A medium consisting of a complete acid hydrolysate of casein supplemented with cystine, tryptophan, growth accessory factors, glucose, and inorganic salts, has been developed for the cultivation of Clostridium septicum. Toxin equivalent to 400 to 700 L.D50 per ml. has been obtained regularly in this medium. The principal factors found to affect the yield of toxin are:—
(a) Phase of strain employed: Cultures of Cl. septicum may contain a number of variants. Some of these may be characterized by their colonial morphology on blood agar as: (1) rough, non-hemolytic colonies; (2) smooth, non-hemolytic colonies; (3) smooth, hemolytic colonies. Of these three variants, only the last produces toxin.

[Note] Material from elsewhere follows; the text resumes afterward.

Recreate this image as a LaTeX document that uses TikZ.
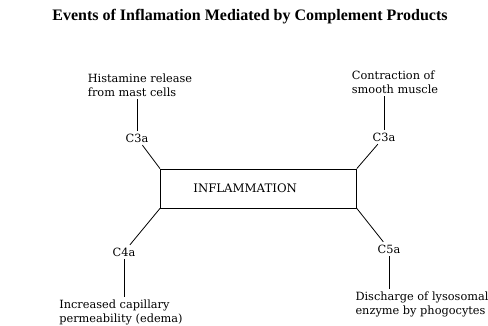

(b) Quantity of growth and length of time cultures were incubated: The toxin and hemolysin content of cultures increases as the bacterial population increases, reaching a maximum value when the number of bacteria is at a maximum, or shortly thereafter. Upon further incubation, the toxin and hemolysin content decreases.
(c) Presence of a hemolysin-inactivating factor: A substance, possibly lipid, and present in cooked meat, is capable of inactivating hemolysin produced in casein hydrolysate medium and can account for the absence of hemolysin from cultures grown in cooked-meat broth.